→ Objective: Count every line that holds the string "this", and report the number alone.

→ Supplied material:
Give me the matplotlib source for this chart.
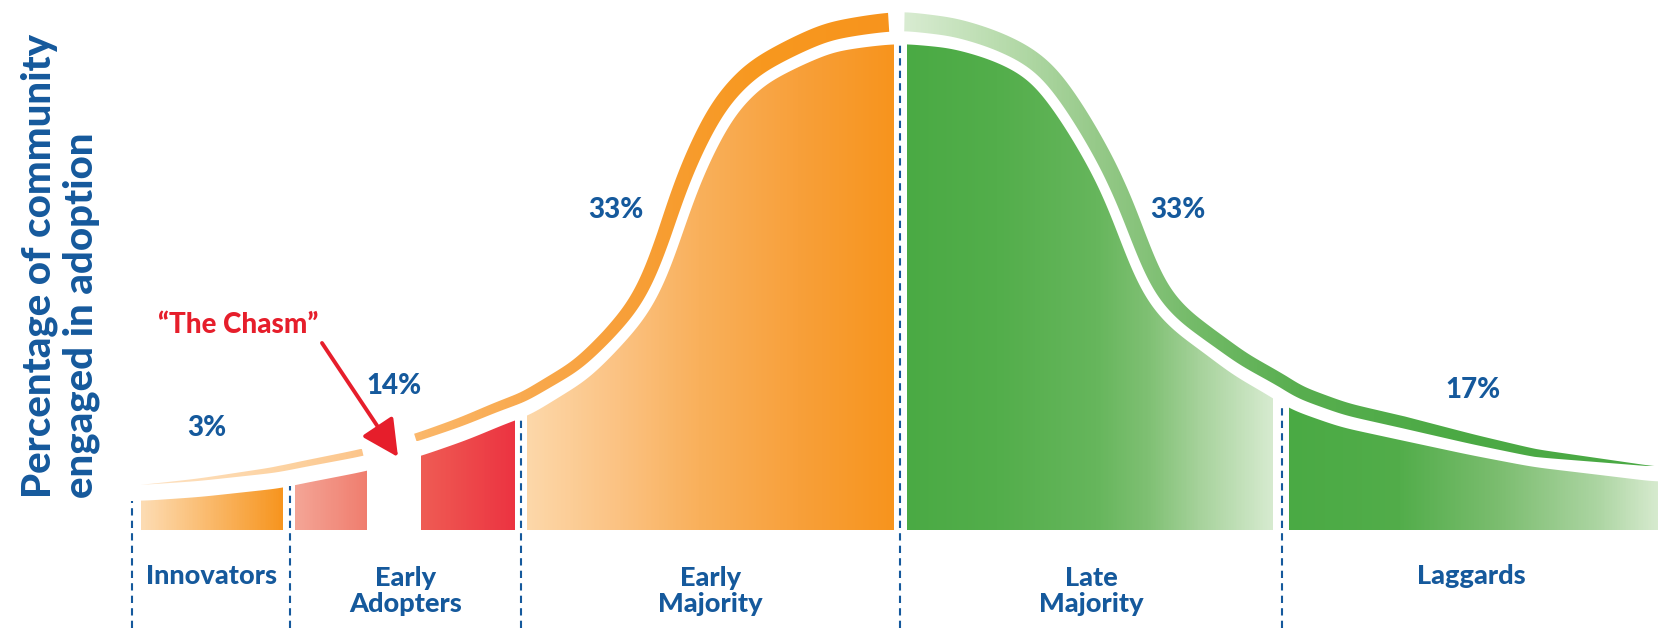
import numpy as np
import matplotlib.pyplot as plt
from matplotlib.colors import LinearSegmentedColormap
from matplotlib.patches import Polygon

plt.rcParams['font.family'] = ['Lato', 'DejaVu Sans']

BLUE = '#15599c'
RED = '#e61e2b'
W = 1661

# adoption groups and their share
groups = ["Innovators", "Early\nAdopters", "Early\nMajority", "Late\nMajority", "Laggards"]
shares = ["3%", "14%", "33%", "33%", "17%"]
share_x = [207, 394, 616, 1178, 1473]
share_h = [102, 144, 320, 320, 140]

# bell curve (inner edge of the filled area)
curve_x = [141, 200, 283, 295, 367, 421, 467, 515, 527, 587, 610, 633, 647, 660, 673, 680,
           687, 697, 707, 720, 733, 750, 767, 800, 833, 865, 894,
           907, 950, 983, 1010, 1033, 1050, 1067, 1080, 1100, 1117, 1127, 1140, 1155, 1175,
           1200, 1233, 1273, 1289, 1340, 1400, 1470, 1533, 1600, 1658]
curve_h = [29, 33, 42, 45, 59, 74, 90, 110, 113, 150, 172, 197, 214, 236, 266, 288,
           312, 339, 363, 389, 413, 432, 447, 464, 478, 483, 486,
           486, 482, 473, 462, 447, 425, 400, 378, 342, 300, 270, 240, 218, 198,
           180, 155, 132, 121, 103, 90, 75, 63, 55, 48]

# outer band: white gap above the curve and band thickness
band_x = [141, 283, 421, 520, 620, 680, 760, 894, 907, 1000, 1100, 1200, 1273, 1400, 1533, 1658]
band_gap = [16, 16, 15, 14, 11, 10, 11, 13, 13, 11, 10, 11, 13, 12, 10, 15]
band_w = [0, 6, 8, 10, 12, 14, 17, 19, 19, 18, 16, 14, 13, 12, 8, 0]
band_pieces = [(141, 367), (421, 890), (904, 1658)]
band_stops = [
    ([141, 283, 367, 421, 520, 620, 760, 890],
     ['#fde2c2', '#fdd3a2', '#fcc488', '#fbb769', '#f9aa4f', '#f8a03a', '#f7981f', '#f7941d']),
    ([141, 283, 367, 421, 520, 620, 760, 890],
     ['#fde2c2', '#fdd3a2', '#fcc488', '#fbb769', '#f9aa4f', '#f8a03a', '#f7981f', '#f7941d']),
    ([904, 1000, 1100, 1200, 1300, 1450, 1658],
     ['#d9ecd2', '#b9dcae', '#95c988', '#72ba67', '#58ae4f', '#4caa45', '#4aa944']),
]

# group dividers and filled pieces (the chasm is cut out of the early adopters)
dividers = [132, 290, 521, 900, 1282]
pieces = [(141, 283), (295, 367), (421, 515), (527, 894), (907, 1273), (1289, 1658)]
piece_stops = [
    ([0, 1], ['#fddcb3', '#f7941d']),
    ([0, 1], ['#f4a596', '#f07d6e']),
    ([0, 1], ['#ef5c54', '#ec3341']),
    ([0, 0.25, 0.47, 0.74, 1], ['#fdd8aa', '#fbc282', '#f9b05b', '#f8a03a', '#f7941d']),
    ([0, 0.25, 0.52, 0.66, 0.8, 1], ['#4aaa44', '#53ae4b', '#66b65c', '#7fc073', '#a6d29b', '#d7ebd0']),
    ([0, 0.3, 0.57, 0.84, 1], ['#4aaa44', '#52ad4a', '#7bbd6f', '#acd5a2', '#d6eace']),
]

fig = plt.figure(figsize=(16.61, 6.28), dpi=100)
ax = fig.add_axes([0, 0, 1, 1])
ax.axis('off')

# fine, smoothed curve for drawing
fx = np.arange(curve_x[0], curve_x[-1] + 1, 1.0)
fh = np.interp(fx, curve_x, curve_h)
k = np.ones(21) / 21
for _ in range(3):
    fh = np.convolve(np.r_[[fh[0]] * 10, fh, [fh[-1]] * 10], k, mode='valid')


def gradient(poly, xs, cs):
    patch = Polygon(poly, closed=True, fc='none', ec='none')
    ax.add_patch(patch)
    pos = [0] + [x / W for x in xs] + [1]
    cols = [cs[0]] + list(cs) + [cs[-1]]
    cmap = LinearSegmentedColormap.from_list('g', list(zip(pos, cols)), N=1024)
    img = ax.imshow(np.linspace(0, 1, 1661)[None, :], cmap=cmap, aspect='auto',
                    extent=[0, W, poly[:, 1].min(), poly[:, 1].max()],
                    interpolation='bilinear', origin='lower')
    img.set_clip_path(patch)


# filled areas under the curve
for (a, b), (p, cs) in zip(pieces, piece_stops):
    xs = np.linspace(a, b, 300)
    top = np.interp(xs, fx, fh)
    poly = np.column_stack([np.r_[xs, xs[::-1]], np.r_[top, np.zeros_like(xs)]])
    gradient(poly, [a + q * (b - a) for q in p], cs)

# outer band following the curve
slope = np.gradient(fh, fx)
nx = -slope / np.sqrt(1 + slope ** 2)
ny = 1 / np.sqrt(1 + slope ** 2)
for (a, b), (sx, cs) in zip(band_pieces, band_stops):
    m = (fx >= a) & (fx <= b)
    g = np.interp(fx[m], band_x, band_gap)
    w = np.interp(fx[m], band_x, band_w)
    lo = np.column_stack([fx[m] + nx[m] * g, fh[m] + ny[m] * g])
    hi = np.column_stack([fx[m] + nx[m] * (g + w), fh[m] + ny[m] * (g + w)])
    gradient(np.vstack([lo, hi[::-1]]), sx, cs)

# dashed dividers
for d in dividers:
    top = np.interp(d, fx, fh)
    ax.plot([d, d], [-98, top], color=BLUE, lw=1.5, ls=(0, (3.5, 2.5)))

# group names under the baseline
edges = dividers + [W]
for i, name in enumerate(groups):
    cx = (edges[i] + edges[i + 1]) / 2
    ax.text(cx, -61 if '\n' in name else -46, name, ha='center', va='center',
            fontsize=19.5, fontweight='black', color=BLUE, linespacing=1.1)

for s, x, h in zip(shares, share_x, share_h):
    ax.text(x, h, s, ha='center', va='center', fontsize=20, fontweight='black', color=BLUE)

# the chasm
ax.text(238, 205, '\u201cThe Chasm\u201d', ha='center', va='center', fontsize=20,
        fontweight='black', color=RED)
ax.annotate('', xy=(398, 73), xytext=(322, 187),
            arrowprops=dict(arrowstyle='-|>,head_length=0.75,head_width=0.38', color=RED,
                            lw=2.8, mutation_scale=30, shrinkA=0, shrinkB=0))

# y label
ax.text(39, 32, 'Percentage of community', rotation=90, ha='center', va='bottom',
        fontsize=29, fontweight='black', color=BLUE)
ax.text(81, 32, 'engaged in adoption', rotation=90, ha='center', va='bottom',
        fontsize=29, fontweight='black', color=BLUE)

ax.set_xlim(0, W)
ax.set_ylim(-98, 530)
fig.savefig('out.png', dpi=100)
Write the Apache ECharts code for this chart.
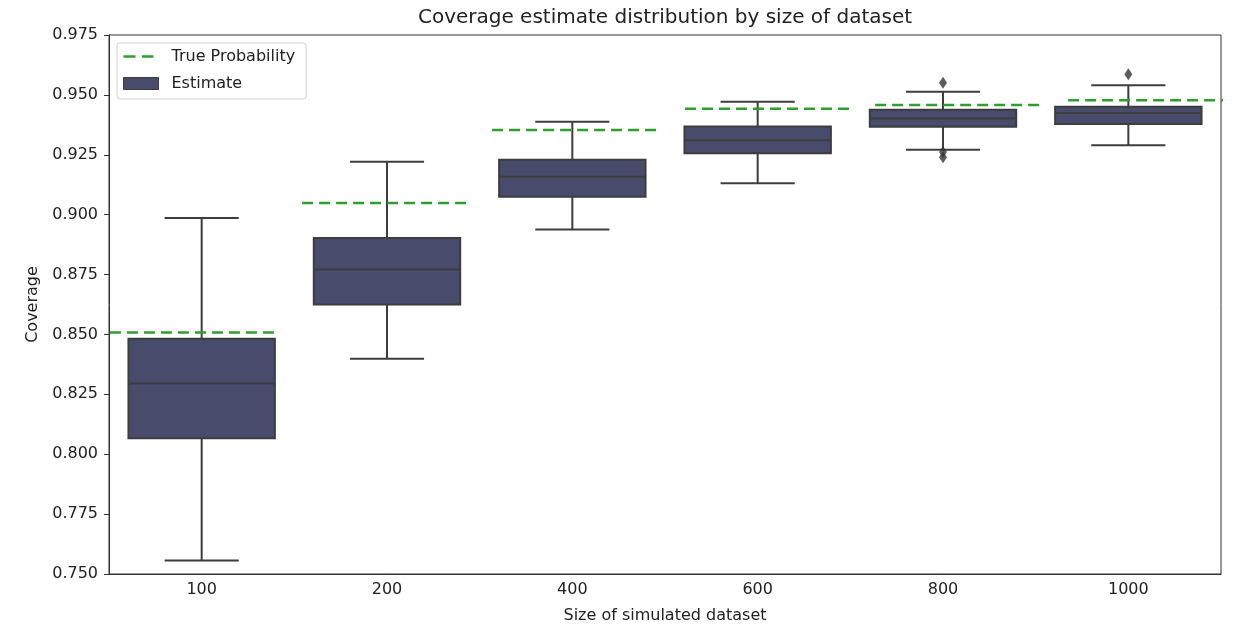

→ Solution: 2